The other day I played my first proper game of croquet with my seven year old son.  I’m pleased to say that I beat him convincingly.  I’m horrified to say that I’m pleased to say that I beat him convincingly.  I’m pleased to say that I’ve rationalised my own horror at how pleased  I was to beat him convincingly.

I first played croquet when I was about his age.  The game is part of my childhood – interwoven with my most persistent and recurring family memories.  And it’s not all good.  Croquet reminds me that I have a foul temper, that fits of incandescent rage can descend like spooky red mist in an instant and that my capacity for self control has always been limited.

Croquet is a nasty nasty game.  Much more cruel and unpleasant than golf – and all the better for it.  Of course, croquet, unlike golf, does not involve the appropriation of land on a massive scale  – a scale that will one day, in a more democratic futurity, invite the acidic commentary of a twenty-fourth century E.P. Thompson – and its resources are modest.  Golf, meanwhile, is actually a solitary sport masquerading as a contest.  Each player is on their own – their only real “enemies” are the landscape of the course, the elements, and their own ineptitude.  Golfers are not “playing one another” and their relative performance is a matter of comparing notes.  Croquet on the other hand is, in psychological terms, a contact sport.  You are driven to destroy your opponent.  Your opponent can play beautifully, assemble an exquisite set of moves that establish the basis for a lovely next turn.  And you, with one stroke, can destroy everything that they have created.  And, of course, they can do the same to you.  And, of course, everyone is armed with heavy wooden mallets.

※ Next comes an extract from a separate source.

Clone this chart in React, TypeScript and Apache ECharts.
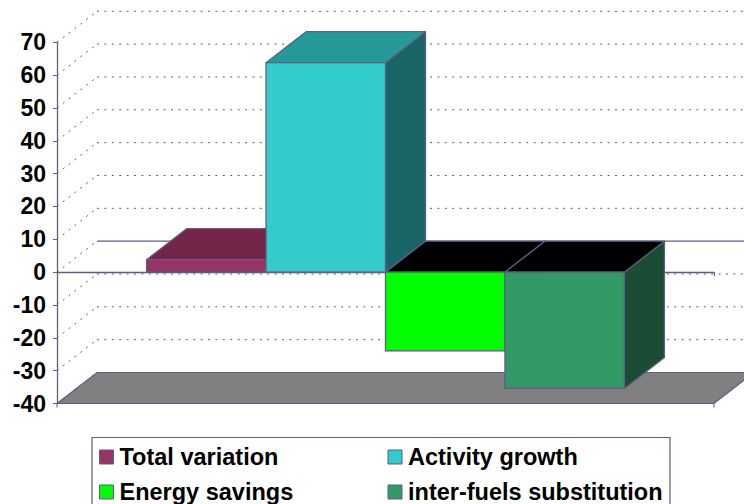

My recollection of childhood croquet is bound up with screaming.  Howling.  Lying on the grass and pounding the turf.  And some of the others were nearly as bad as me.  Croquet made me realise quite how thin the veneer that separates supposedly civilised humanity from wolfkind actually is.

As we all reached adulthood, a new transformative element was added that greatly alleviated the experience of playing family croquet.  A bottle of fairly cheap whisky was brought with us, and placed right next to the central peg.  Whenever someone played a bad shot – they were told to “go and see Teacher”.  After a while, whoever had started to play badly, would start to deteriorate dramatically, but at least they felt better about themselves and their brothers.  My son, however and hopefully, has at least ten years of playing without this civilising influence.  And in really competitive matches, I understand that “going to see Teacher” is not really the done thing.

If croquet has ever enjoyed (among the uninitiated) the reputation of being a civilised sport, then it is because of the effort that needs to go into containing these passions.   Norbert Elias should not have wasted his time discussing fox hunting and instead focused on croquet.  If it possible to play this game in a friendly and civilised way, then it is just possible that civil society can survive, that humanity can face down its demons, break swords into ploughshares and, collectively, survive.

Or, we all just need more whisky.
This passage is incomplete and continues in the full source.